NATO's Role in Reconfiguring European Energy Routes
Energy security lies at the core of the NATO-Russia rivalry. Russia supplied nearly 40% of the EU's natural gas until 2022. NATO-backed projects, such as the Southern Gas Corridor and the Trans-Anatolian Pipeline, aimed to diversify supplies away from Russian control. The Nord Stream pipelines became symbols of this competition.
The destruction of Nord Stream 2 in 2022 further exposed the geopolitical stakes. The US had consistently opposed the project, fearing increased European dependence on Russian energy. American LNG exports to Europe surged by 143% in 2022, replacing Russian supplies. NATO's eastern expansion can thus be seen as part of a broader strategy to secure Western corporate access to critical energy routes while side-lining Russian pipelines.
Russia's Predictable Response
Moscow's opposition to NATO expansion has been clear since the 1990s. Declassified US documents from 1990 show assurances given to Soviet leader Mikhail Gorbachev that NATO would not move "one inch eastward." Yet, the alliance expanded, prompting repeated Russian protests.
By 2021, Russia demanded legally binding guarantees that Ukraine would never join NATO. Western refusal to provide these assurances made conflict more likely. In December 2021, Russian Foreign Minister Sergey Lavrov declared that NATO’s continued expansion was "unacceptable" and "a direct threat to our national security." The subsequent invasion of Ukraine in February 2022, though illegal and brutal, was framed in Moscow as a defensive act against Western encirclement.
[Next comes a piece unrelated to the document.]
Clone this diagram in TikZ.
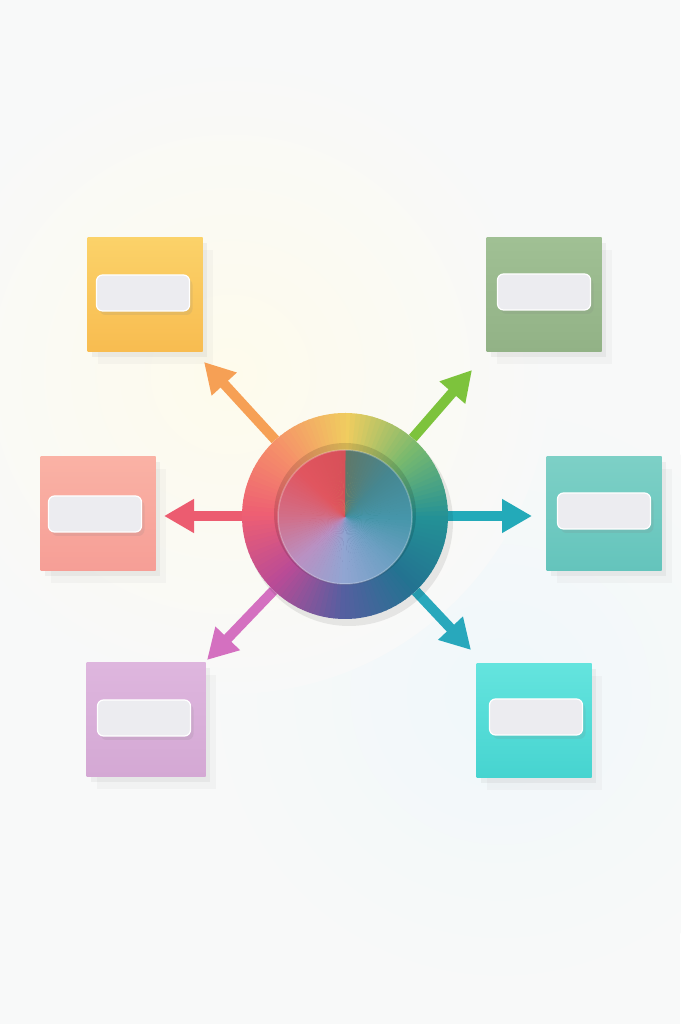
\documentclass[tikz,border=0pt]{standalone}
\usepackage{tikz}
\usetikzlibrary{arrows.meta}
\usetikzlibrary{shadows}
\usetikzlibrary{positioning}

\definecolor{bgc}{RGB}{248,249,249}
\definecolor{glow}{RGB}{254,251,236}
\definecolor{cool}{RGB}{240,248,250}
% tiles
\definecolor{yelT}{RGB}{251,210,105}
\definecolor{yelB}{RGB}{248,188,80}
\definecolor{sagT}{RGB}{160,192,148}
\definecolor{sagB}{RGB}{146,178,134}
\definecolor{pinT}{RGB}{250,178,165}
\definecolor{pinB}{RGB}{246,158,150}
\definecolor{tealT}{RGB}{125,208,198}
\definecolor{tealB}{RGB}{100,196,188}
\definecolor{lavT}{RGB}{222,182,222}
\definecolor{lavB}{RGB}{212,168,212}
\definecolor{cyaT}{RGB}{100,228,222}
\definecolor{cyaB}{RGB}{70,212,208}
\definecolor{barc}{RGB}{236,236,240}
% arrows
\definecolor{arrNW}{RGB}{246,160,85}
\definecolor{arrNE}{RGB}{125,195,60}
\definecolor{arrW}{RGB}{236,92,112}
\definecolor{arrE}{RGB}{35,170,185}
\definecolor{arrSW}{RGB}{212,112,192}
\definecolor{arrSE}{RGB}{40,168,188}
% outer ring, clockwise from top
\definecolor{ringa}{RGB}{240,205,95}
\definecolor{ringb}{RGB}{120,185,110}
\definecolor{ringc}{RGB}{35,145,150}
\definecolor{ringd}{RGB}{35,115,145}
\definecolor{ringe}{RGB}{85,95,160}
\definecolor{ringf}{RGB}{185,75,150}
\definecolor{ringg}{RGB}{238,95,115}
\definecolor{ringh}{RGB}{245,145,105}
% inner disk, clockwise from top
\definecolor{inna}{RGB}{95,120,105}
\definecolor{innb}{RGB}{70,135,145}
\definecolor{innc}{RGB}{70,150,170}
\definecolor{innd}{RGB}{110,160,195}
\definecolor{inne}{RGB}{145,165,210}
\definecolor{innf}{RGB}{185,145,195}
\definecolor{inng}{RGB}{210,110,135}
\definecolor{innh}{RGB}{225,85,95}
\definecolor{inni}{RGB}{215,80,88}

\tikzset{tile/.style 2 args = {rectangle, minimum width=115pt, minimum height=114pt,
                               inner sep=0, top color=#1, bottom color=#2,
                               drop shadow={shadow xshift=10pt, shadow yshift=-12pt, opacity=.05},
                               drop shadow={shadow xshift=4pt, shadow yshift=-5pt, opacity=.09}}}
\tikzset{bar/.style = {rectangle, rounded corners=6pt, minimum width=93pt, minimum height=36pt,
                       inner sep=0, fill=barc, draw=white, line width=1.2pt,
                       drop shadow={shadow xshift=3pt, shadow yshift=-4pt, opacity=.14}}}
\tikzset{ray/.style = {line width=10pt, draw=#1,
                       -{Triangle[length=30pt, width=32pt]}}}

\begin{document}
\begin{tikzpicture}[x=1pt, y=1pt]
  \useasboundingbox (0, 0) rectangle (680, 1024);
  \fill [bgc] (0, 0) rectangle (680, 1024);
  \shade [inner color=cool, outer color=bgc] (500, 330) circle [radius=300];
  \shade [inner color=glow, outer color=bgc] (230, 650) circle [radius=320];

  % boxes
  \node [tile={yelT}{yelB}] (boxNW) at (145, 729) {};
  \node [tile={sagT}{sagB}] (boxNE) at (544, 729) {};
  \node [tile={pinT}{pinB}] (boxW) at (98, 510) {};
  \node [tile={tealT}{tealB}] (boxE) at (604, 510) {};
  \node [tile={lavT}{lavB}, minimum width=119pt] (boxSW) at (146, 304) {};
  \node [tile={cyaT}{cyaB}] (boxSE) at (534, 303) {};

  \node [bar] (barNW) at ([xshift=-2pt, yshift=2pt]boxNW) {};
  \node [bar] (barNE) at ([yshift=3pt]boxNE) {};
  \node [bar] (barW) at ([xshift=-3pt]boxW) {};
  \node [bar] (barE) at ([yshift=3pt]boxE) {};
  \node [bar] (barSW) at ([xshift=-2pt, yshift=2pt]boxSW) {};
  \node [bar] (barSE) at ([xshift=2pt, yshift=4pt]boxSE) {};

  % hub and arrows
  \node [circle, minimum size=206pt, inner sep=0] (hub) at (345, 508) {};
  \coordinate (tipNW) at (204, 662);
  \coordinate (tipNE) at (472, 654);
  \coordinate (tipW) at (164, 508);
  \coordinate (tipE) at (532, 508);
  \coordinate (tipSW) at (207, 364);
  \coordinate (tipSE) at (471, 374);

  \draw [ray=arrNW] (hub) -- (tipNW);
  \draw [ray=arrNE] (hub) -- (tipNE);
  \draw [ray=arrW] (hub) -- (tipW);
  \draw [ray=arrE] (hub) -- (tipE);
  \draw [ray=arrSW] (hub) -- (tipSW);
  \draw [ray=arrSE] (hub) -- (tipSE);

  \fill [black, opacity=.08] ([shift={(4, -6)}]hub.center) circle [radius=104];
  \foreach \ca/\cb [count=\i from 0] in {ringa/ringb, ringb/ringc, ringc/ringd, ringd/ringe,
                                         ringe/ringf, ringf/ringg, ringg/ringh, ringh/ringa}
    \foreach \j in {0,...,14} {
      \pgfmathsetmacro\ang{90-45*\i-3*\j}
      \pgfmathtruncatemacro\pc{100-100*\j/15}
      \fill [\ca!\pc!\cb] (hub.center) -- ++(\ang:103pt)
        arc [start angle=\ang, delta angle=-3.5, radius=103pt] -- cycle;
    }

  \fill [black, opacity=.12] ([shift={(0, 2)}]hub.center) circle [radius=71];
  \foreach \ca/\cb [count=\i from 0] in {inna/innb, innb/innc, innc/innd, innd/inne,
                                         inne/innf, innf/inng, inng/innh, innh/inni}
    \foreach \j in {0,...,14} {
      \pgfmathsetmacro\ang{90-45*\i-3*\j}
      \pgfmathtruncatemacro\pc{100-100*\j/15}
      \fill [\ca!\pc!\cb] ([yshift=-1pt]hub.center) -- ++(\ang:67pt)
        arc [start angle=\ang, delta angle=-3.5, radius=67pt] -- cycle;
    }
  \draw [white, opacity=.25, line width=1.5pt] ([yshift=-1pt]hub.center) circle [radius=67];
\end{tikzpicture}
\end{document}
The War as a Trade Conflict
The war in Ukraine is not only about territory or governance but about control over resources and trade routes. The US and its allies have imposed unprecedented sanctions on Russia, severing it from Western financial networks while positioning their companies to exploit Ukraine's resources. BlackRock and JPMorgan Chase have been contracted to advise Kyiv on post-war reconstruction, eyeing opportunities in energy, infrastructure, and agriculture.
Meanwhile, NATO's continued involvement ensures that Ukraine remains within the Western economic sphere. Arms deliveries, military training programs, and intelligence-sharing bolster Kyiv's capacity while embedding Western interests deeper into the country's political and economic fabric.
A War Foreseen
The war in Ukraine, far from being a spontaneous eruption of violence, was the culmination of decades of geopolitical and economic manoeuvring. NATO's eastward expansion provided the military framework for Western economic penetration into Eastern Europe, with Ukraine as the crown jewel.
The Western narrative of defending democracy obscures a more pragmatic agenda: securing markets, resources, and trade routes in competition with Russia. The war was, in many ways, inevitable, not because of innate hostilities or ideological divides, but because of the relentless pursuit of economic dominance under the guise of collective security.
The Trump administration, however, disrupted this broader strategy by questioning NATO's relevance and advocating for reduced US involvement in European security. This shift cast uncertainty over the transatlantic alliance and exposed the EU's central role in the exploitation of Eastern markets. As the EU continues this expansionary trajectory without US oversight, it risks igniting a new frontier conflict within Europe — the very scenario NATO was created to prevent. And if NATO, once a tool of peace, now enables economic wars, one must ask: for what, and for whom?
Nothing changes until everything changes.